* Instructions to follow
Everything from the first line down to the line containing "import plotly.graph_objects as go" should be reproduced exactly; please include nothing else.

* Supplied information
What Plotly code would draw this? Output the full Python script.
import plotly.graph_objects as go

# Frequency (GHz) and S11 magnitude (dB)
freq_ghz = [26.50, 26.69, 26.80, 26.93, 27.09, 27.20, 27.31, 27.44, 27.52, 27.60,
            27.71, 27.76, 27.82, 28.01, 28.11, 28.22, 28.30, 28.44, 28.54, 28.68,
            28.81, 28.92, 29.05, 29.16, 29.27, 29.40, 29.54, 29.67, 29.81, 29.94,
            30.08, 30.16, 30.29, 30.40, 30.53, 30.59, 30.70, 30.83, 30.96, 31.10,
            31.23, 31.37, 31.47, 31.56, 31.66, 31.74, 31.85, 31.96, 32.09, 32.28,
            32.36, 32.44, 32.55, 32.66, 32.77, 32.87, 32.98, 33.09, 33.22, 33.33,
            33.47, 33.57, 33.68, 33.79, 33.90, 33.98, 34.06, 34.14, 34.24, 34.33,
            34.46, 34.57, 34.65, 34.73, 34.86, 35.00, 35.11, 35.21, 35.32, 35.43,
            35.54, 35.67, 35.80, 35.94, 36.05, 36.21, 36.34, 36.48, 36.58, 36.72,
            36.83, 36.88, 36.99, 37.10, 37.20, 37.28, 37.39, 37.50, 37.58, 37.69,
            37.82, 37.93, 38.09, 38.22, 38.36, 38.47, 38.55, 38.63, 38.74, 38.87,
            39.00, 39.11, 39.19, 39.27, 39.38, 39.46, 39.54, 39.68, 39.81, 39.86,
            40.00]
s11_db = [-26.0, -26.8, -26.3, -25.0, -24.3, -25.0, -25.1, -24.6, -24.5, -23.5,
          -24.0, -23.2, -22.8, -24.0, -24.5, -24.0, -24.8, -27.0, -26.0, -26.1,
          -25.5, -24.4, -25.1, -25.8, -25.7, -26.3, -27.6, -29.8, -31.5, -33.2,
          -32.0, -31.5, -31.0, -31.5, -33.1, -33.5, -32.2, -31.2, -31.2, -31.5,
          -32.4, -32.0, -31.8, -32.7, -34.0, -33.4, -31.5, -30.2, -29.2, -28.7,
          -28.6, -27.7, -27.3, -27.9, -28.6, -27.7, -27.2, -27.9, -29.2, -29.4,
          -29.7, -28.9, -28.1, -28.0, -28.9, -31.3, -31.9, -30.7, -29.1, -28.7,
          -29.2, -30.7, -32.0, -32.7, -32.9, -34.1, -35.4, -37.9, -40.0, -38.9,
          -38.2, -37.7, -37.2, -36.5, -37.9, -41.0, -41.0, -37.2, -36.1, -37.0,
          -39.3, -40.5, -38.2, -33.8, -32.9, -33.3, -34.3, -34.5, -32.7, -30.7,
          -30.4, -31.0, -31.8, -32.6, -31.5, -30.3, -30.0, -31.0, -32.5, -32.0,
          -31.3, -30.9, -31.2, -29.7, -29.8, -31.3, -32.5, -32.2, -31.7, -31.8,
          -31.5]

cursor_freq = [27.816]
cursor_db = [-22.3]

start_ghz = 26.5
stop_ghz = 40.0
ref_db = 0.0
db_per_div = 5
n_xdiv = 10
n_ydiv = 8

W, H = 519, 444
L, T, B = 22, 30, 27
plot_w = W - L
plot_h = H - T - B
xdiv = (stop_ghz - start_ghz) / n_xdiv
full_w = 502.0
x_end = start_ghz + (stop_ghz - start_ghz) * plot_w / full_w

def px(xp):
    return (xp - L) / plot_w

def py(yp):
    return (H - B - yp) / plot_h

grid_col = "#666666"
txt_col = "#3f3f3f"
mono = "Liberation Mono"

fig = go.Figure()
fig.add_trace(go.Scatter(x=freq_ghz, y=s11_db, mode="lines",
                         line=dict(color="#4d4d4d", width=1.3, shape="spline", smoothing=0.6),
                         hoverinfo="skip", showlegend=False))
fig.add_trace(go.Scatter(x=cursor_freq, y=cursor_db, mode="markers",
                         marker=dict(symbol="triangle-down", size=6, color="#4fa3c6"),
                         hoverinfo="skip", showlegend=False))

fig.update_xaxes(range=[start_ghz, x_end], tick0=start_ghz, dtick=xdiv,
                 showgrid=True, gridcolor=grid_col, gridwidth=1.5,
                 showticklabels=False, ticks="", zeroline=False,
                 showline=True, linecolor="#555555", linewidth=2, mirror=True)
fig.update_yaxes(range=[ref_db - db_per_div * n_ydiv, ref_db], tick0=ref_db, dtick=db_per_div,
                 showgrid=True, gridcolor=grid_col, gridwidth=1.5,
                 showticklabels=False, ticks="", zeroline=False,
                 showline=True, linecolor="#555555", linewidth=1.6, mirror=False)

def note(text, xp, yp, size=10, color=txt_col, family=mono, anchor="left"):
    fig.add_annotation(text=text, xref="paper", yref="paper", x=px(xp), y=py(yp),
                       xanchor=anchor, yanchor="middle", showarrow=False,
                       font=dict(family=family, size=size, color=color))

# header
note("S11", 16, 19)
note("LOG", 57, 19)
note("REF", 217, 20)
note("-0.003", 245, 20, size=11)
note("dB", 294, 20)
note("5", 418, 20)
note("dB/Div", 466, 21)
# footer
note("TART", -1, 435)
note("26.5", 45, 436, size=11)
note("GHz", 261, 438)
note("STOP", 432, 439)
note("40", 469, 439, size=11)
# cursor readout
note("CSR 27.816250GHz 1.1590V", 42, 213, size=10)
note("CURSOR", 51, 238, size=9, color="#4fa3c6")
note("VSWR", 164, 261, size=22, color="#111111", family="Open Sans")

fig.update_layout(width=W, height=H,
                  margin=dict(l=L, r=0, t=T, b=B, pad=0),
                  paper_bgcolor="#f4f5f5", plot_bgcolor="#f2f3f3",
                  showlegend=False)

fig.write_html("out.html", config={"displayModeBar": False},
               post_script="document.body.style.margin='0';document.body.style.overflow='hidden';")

* Solution for this exercise
What Plotly code would draw this? Output the full Python script.
import plotly.graph_objects as go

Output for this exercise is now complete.